One example of how the Boosh continues to inspire and excite people is the extent to which the team at The Book Club have embraced the whole concept. Dave’s delighted with the inventiveness and enthusiasm he’s encountered within the event and PR teams, all of whom seem to be fans of the show. “They’ve bought a load of shoe shaped glasses, so you can actually drink a Bailey’s cocktail from a shoe!” he laughs. “It’s great, I love how they’ve just gone ‘yes, we can do that’ to everything.” The end result is a series of weird and wonderful events which stretch from the launch party on 20th October to the end of the exhibition run in January 2017, including a fancy dress Halloween party and an artists’ lock-in, amongst others.

Dave’s appreciation of and empathy with the Boosh’s fanbase has helped to shape his pricing strategy for the exhibition. Although the photographs require significant upfront investment for printing and framing, he’s keen to offer something affordable to visitors. “I’m going to have various print sizes for sale. The ones on show will mainly be huge prints so they look great in the space, but I’m going to offer a range of sizes so there’s hopefully something everyone can afford.” What’s more, a percentage of the profit will be donated to Help Refugees, so the proceeds will be going to a good cause too.

We discuss the careful balancing act of shaping your creative output to suit those on a budget, while at the same time maintaining artistic standards.

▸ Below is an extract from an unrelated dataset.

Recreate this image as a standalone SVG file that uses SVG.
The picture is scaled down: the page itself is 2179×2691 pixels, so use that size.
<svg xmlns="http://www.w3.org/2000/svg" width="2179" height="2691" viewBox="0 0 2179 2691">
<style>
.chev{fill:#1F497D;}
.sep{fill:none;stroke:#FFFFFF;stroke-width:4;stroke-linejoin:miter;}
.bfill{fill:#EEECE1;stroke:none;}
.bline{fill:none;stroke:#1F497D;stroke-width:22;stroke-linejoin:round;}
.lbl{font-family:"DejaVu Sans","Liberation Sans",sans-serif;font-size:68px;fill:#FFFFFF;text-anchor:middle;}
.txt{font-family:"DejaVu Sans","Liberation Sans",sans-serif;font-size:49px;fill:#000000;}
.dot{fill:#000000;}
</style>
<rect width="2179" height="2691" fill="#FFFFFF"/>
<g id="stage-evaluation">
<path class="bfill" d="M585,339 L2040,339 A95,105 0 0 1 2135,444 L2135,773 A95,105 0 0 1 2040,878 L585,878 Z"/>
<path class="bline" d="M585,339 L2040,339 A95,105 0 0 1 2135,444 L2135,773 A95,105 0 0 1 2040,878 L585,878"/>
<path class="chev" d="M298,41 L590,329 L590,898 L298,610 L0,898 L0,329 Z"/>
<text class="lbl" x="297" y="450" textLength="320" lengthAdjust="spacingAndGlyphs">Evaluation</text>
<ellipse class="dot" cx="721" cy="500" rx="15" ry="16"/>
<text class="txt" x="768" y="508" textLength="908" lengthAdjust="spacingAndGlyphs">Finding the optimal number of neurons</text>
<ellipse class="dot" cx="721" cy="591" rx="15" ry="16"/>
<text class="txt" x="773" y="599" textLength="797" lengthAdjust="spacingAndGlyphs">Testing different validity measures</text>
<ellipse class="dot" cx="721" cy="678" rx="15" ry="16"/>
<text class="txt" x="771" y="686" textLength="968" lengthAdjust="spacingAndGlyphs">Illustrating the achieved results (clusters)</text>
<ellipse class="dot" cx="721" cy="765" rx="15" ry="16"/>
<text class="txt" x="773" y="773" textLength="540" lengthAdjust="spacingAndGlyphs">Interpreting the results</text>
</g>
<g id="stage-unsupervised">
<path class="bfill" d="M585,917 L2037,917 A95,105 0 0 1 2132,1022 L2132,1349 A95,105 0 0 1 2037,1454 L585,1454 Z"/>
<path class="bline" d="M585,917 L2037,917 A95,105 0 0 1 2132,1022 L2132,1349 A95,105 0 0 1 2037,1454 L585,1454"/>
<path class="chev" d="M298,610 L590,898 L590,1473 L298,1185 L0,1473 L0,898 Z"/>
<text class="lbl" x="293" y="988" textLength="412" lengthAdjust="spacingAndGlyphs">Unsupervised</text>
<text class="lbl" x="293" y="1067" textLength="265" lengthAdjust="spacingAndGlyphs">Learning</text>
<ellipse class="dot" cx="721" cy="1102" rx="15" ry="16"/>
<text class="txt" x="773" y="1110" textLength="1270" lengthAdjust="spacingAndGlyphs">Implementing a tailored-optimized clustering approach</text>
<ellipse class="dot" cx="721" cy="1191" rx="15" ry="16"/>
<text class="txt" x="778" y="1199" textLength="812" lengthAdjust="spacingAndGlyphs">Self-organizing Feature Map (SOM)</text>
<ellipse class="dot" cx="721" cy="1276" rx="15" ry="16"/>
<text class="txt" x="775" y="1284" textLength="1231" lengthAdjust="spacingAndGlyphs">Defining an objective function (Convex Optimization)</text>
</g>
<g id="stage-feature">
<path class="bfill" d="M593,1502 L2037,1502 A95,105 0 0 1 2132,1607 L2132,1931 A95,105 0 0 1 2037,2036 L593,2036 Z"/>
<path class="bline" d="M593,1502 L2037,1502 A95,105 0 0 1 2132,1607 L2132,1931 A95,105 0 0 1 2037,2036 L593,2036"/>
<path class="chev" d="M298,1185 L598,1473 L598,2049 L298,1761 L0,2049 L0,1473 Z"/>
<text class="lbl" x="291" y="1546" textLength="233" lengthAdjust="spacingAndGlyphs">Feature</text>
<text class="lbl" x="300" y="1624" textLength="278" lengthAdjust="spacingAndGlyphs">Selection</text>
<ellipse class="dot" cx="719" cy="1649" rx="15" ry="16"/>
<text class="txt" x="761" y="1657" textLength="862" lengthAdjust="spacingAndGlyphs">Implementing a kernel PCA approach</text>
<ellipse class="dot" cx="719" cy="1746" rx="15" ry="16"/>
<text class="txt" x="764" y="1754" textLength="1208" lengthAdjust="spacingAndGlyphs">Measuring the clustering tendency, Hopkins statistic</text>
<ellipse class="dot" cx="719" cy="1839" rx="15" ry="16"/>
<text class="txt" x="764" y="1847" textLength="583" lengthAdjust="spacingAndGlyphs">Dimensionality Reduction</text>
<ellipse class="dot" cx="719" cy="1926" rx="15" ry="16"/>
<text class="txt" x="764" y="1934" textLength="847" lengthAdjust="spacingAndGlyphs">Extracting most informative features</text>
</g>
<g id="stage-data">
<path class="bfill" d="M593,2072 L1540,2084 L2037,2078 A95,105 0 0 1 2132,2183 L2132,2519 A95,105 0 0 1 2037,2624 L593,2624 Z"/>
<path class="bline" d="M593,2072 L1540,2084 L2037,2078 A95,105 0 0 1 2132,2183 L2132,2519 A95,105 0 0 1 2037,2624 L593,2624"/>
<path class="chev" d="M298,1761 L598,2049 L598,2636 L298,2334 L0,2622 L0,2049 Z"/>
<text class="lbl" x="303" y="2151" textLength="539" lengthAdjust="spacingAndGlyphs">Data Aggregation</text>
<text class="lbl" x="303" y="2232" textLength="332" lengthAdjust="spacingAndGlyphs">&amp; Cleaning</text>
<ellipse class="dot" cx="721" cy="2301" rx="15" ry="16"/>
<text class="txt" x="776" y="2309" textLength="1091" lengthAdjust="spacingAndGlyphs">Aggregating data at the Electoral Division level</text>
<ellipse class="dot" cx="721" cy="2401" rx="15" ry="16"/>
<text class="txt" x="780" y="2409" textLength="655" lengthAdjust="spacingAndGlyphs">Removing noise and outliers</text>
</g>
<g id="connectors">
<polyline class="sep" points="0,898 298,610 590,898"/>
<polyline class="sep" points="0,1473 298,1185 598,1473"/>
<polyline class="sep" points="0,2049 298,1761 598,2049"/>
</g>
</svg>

It’s something Dave feels passionate about: “I look at photography as an art,” he says. “You’ve got to respect the medium, and you’ve got to respect the moments. That’s why I want to print them properly and frame them properly. When a photograph is up on a wall, it’s a piece of art.”

So what’s next for the man formerly known as Bollo? Dave’s keen to take on more photography-based projects, but at the moment graphic design commissions are keeping him busy. His agency, APE is doing well, with a number of brand and design briefs from the private and public sectors.  Indeed, at TVO we often come across projects in which Dave’s had a hand, which have recently included poster design for Gareth Tunley’s The Ghoul and cover design for Lliana Bird’s new book, The Mice Who Sing For Sex. The latter is another creative collaboration with Noel.

A couple of highlights from this year have been photography/design projects for two charities: KHULA in Zululand and Pears Foundation is Israel. Both took him and his camera overseas. “I’m starting to get more photography projects, which is great!” he says. “These were really inspiring projects…I’m in my element in that kind of situation.”

©Dave Brown

©Dave Brown

Right now, however, Dave’s time and energy is focused is on getting the Shoreditch Book Club exhibition ready: “I’m really excited about the thought of standing back and seeing some of my favouite shots and memories from the ‘on tour’ years, massive, up on the wall, whilst drinking Baileys from a shoe.” He pauses, “Now can I please finish my dinner?”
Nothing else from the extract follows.